Но она считала иначе и сообщила мне, что пойдет со мной на прогулку в следующий четверг, а я не нашла никакого повода отговорить ее. С рюкзаком на спине, в подкованных башмаках, оснащенная по всем правилам, она хотела навязать мне классический темп альпинистов: размеренный и очень медленный; но мы находились не в Альпах, и я шла привычным для меня шагом. Она задыхалась у меня за спиной, а я коварно радовалась этому. Главную притягательность таких экскурсий для меня составляли мое единение с безлюдной природой и моя своенравная свобода: мадам Турмелен портила мне пейзаж и все удовольствие. Я принялась, подстегиваемая неприязнью, шагать все быстрее и быстрее; время от времени я останавливалась в тени, а как только она появлялась, снова пускалась в путь. Так мы добрались до ущелий; на протяжении нескольких метров надо было идти по довольно крутому склону, где не было проложено ни одной тропинки, но виднелись удобные выступы; взглянув на кипящую воду потока, она заявила, что не сможет пройти; я прошла. Она решила вернуться и пойти лесом; мы встретимся в деревне, откуда вечером в Марсель пойдет автобус. Я радостно продолжала свою прогулку и, довольно рано добравшись до места нашей встречи, села с газетами в кафе на площади. Последний автобус уходил в 5.30; я уже сидела в нем, когда в 5.32 заметила запыхавшуюся мадам Турмелен, посылавшую водителю отчаянные сигналы. Она села рядом со мной и не произнесла ни слова до самого Марселя; по прибытии она сказала, что заблудилась. Она слегла в постель и не вставала шесть дней. Врач навсегда запретил ей следовать за мной в моих походах.

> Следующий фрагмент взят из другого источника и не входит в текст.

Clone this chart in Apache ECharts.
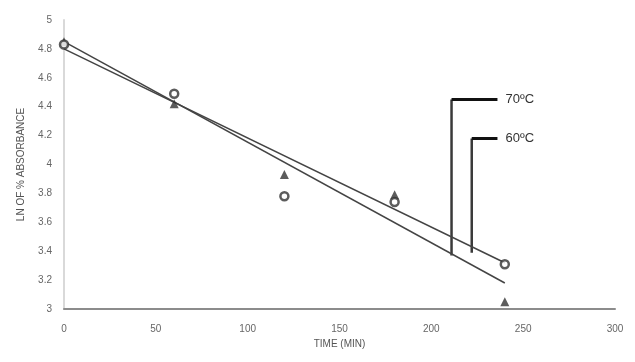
<!DOCTYPE html>
<html>
<head>
<meta charset="utf-8">
<script src="https://cdn.jsdelivr.net/npm/echarts@6/dist/echarts.min.js"></script>
<style>
  html, body { margin: 0; padding: 0; background: #fff; }
  #chart { width: 635px; height: 362px; }
</style>
</head>
<body>
<div id="chart"></div>
<script>
// Sampling times (min)
var times = [0, 60, 120, 180, 240];
// ln of % absorbance at each temperature
var ln70 = [4.85, 4.42, 3.93, 3.79, 3.05];   // triangles
var ln60 = [4.83, 4.49, 3.78, 3.74, 3.31];   // circles
// Straight trend lines (start and end points)
var trend70 = [[0, 4.85], [240, 3.18]];
var trend60 = [[0, 4.80], [240, 3.32]];
// Callout leaders: vertical stem from the trend line, then a short horizontal arm to the label
var stem70 = [[211, 3.37], [211, 4.45]];
var arm70 = [[211, 4.45], [236, 4.45]];
var stem60 = [[222, 3.39], [222, 4.18]];
var arm60 = [[222, 4.18], [236, 4.18]];
var calloutText = ['70ºC', '60ºC'];

function pairs(xs, ys) { return xs.map(function (x, i) { return [x, ys[i]]; }); }

var font = 'Liberation Sans Narrow, Liberation Sans, Arial, sans-serif';
var ink = '#333';

function stemSeries(path) {
  return { type: 'line', data: path, symbol: 'none', silent: true, z: 1,
    lineStyle: { color: '#3a3a3a', width: 2.5 } };
}
function armSeries(path, text) {
  return {
    type: 'line', data: path, symbol: 'none', silent: true, z: 1,
    lineStyle: { color: '#111', width: 3 },
    endLabel: { show: true, formatter: text, color: '#333', fontFamily: font, fontSize: 13, distance: 8 }
  };
}

var chart = echarts.init(document.getElementById('chart'));
chart.setOption({
  animation: false,
  grid: { left: 64, right: 20, top: 20, bottom: 53 },
  xAxis: {
    type: 'value', min: 0, max: 300, interval: 50,
    name: 'TIME (MIN)', nameLocation: 'middle', nameGap: 28,
    nameTextStyle: { color: '#555', fontFamily: font, fontSize: 10 },
    axisLine: { lineStyle: { color: '#8c8c8c', width: 2 } },
    axisTick: { show: false },
    axisLabel: { color: '#666', fontFamily: font, fontSize: 10, margin: 15 },
    splitLine: { show: false }
  },
  yAxis: {
    type: 'value', min: 3, max: 5, interval: 0.2,
    name: 'LN OF % ABSORBANCE', nameLocation: 'middle', nameGap: 38,
    nameTextStyle: { color: '#555', fontFamily: font, fontSize: 10 },
    axisLine: { show: true, lineStyle: { color: '#d9d9d9', width: 2 } },
    axisTick: { show: false },
    axisLabel: { color: '#666', fontFamily: font, fontSize: 10, margin: 12,
      formatter: function (v) { return String(Math.round(v * 10) / 10); } },
    splitLine: { show: false }
  },
  series: [
    { type: 'line', data: trend70, symbol: 'none', lineStyle: { color: '#444', width: 1.5 }, z: 2 },
    { type: 'line', data: trend60, symbol: 'none', lineStyle: { color: '#444', width: 1.5 }, z: 2 },
    { type: 'scatter', data: pairs(times, ln70), symbol: 'triangle', symbolSize: 9,
      itemStyle: { color: ink }, z: 3 },
    { type: 'scatter', data: pairs(times, ln60), symbol: 'circle', symbolSize: 8,
      itemStyle: { color: '#fff', borderColor: ink, borderWidth: 2.5 }, z: 3 },
    stemSeries(stem70),
    armSeries(arm70, calloutText[0]),
    stemSeries(stem60),
    armSeries(arm60, calloutText[1])
  ]
});
</script>
</body>
</html>
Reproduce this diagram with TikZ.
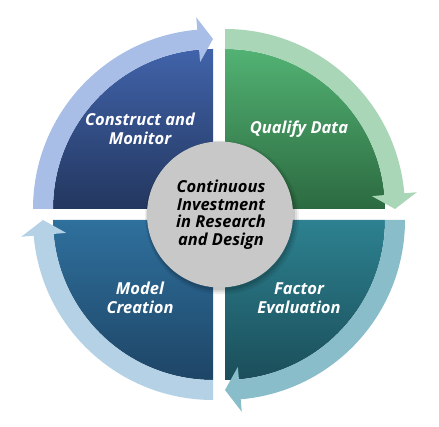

Она не затаила на меня обиды. После отъезда ее мужа мы возобновили встречи. Окончательно вернуться и поселиться с ней он должен был на Троицын день. За два дня до этого она пригласила меня на ужин в знаменитый ресторан «Паскаль». Мы выпили много белого вина, запивая им жареную рыбу, и на обратном пути были очень веселы; мы говорили по-английски, и ее возмущало мое ужасное произношение. Я оставила свой портфель у нее и зашла за ним в ее квартиру. Она сразу же схватила меня в объятия. «А-а! Маски долой!» – заявила она, страстно целуя меня. Задыхаясь, она заявила, что полюбила меня с первого взгляда, что пора кончать со всем этим лицемерием, и умоляла меня спать с ней этой ночью. Ошеломленная ее пылкими признаниями, я невнятно бормотала: «Подумайте о завтрашнем утре: как мы это переживем?» – «Хотите, я встану перед вами на колени?» – потерянно спросила она. «Нет, нет!» – отвечала я. Я убежала, преследуемая одной мыслью: «Как мы сможем посмотреть друг другу в глаза завтра?» На следующий день мадам Турмелен с трудом изобразила улыбку: «Вы не поверили тому, что я говорила вчера? Вы поняли, что я пошутила?» – «Разумеется!» – отвечала я. Однако лицо ее было мрачным. Мы шли в лицей вдоль Прадо, и она прошептала: «Мне кажется, я присутствую на собственных похоронах!» Ее муж приезжал на следующий день. Я уехала в Париж; после моего возвращения мы почти никогда не оставались наедине, а вскоре закончился учебный год.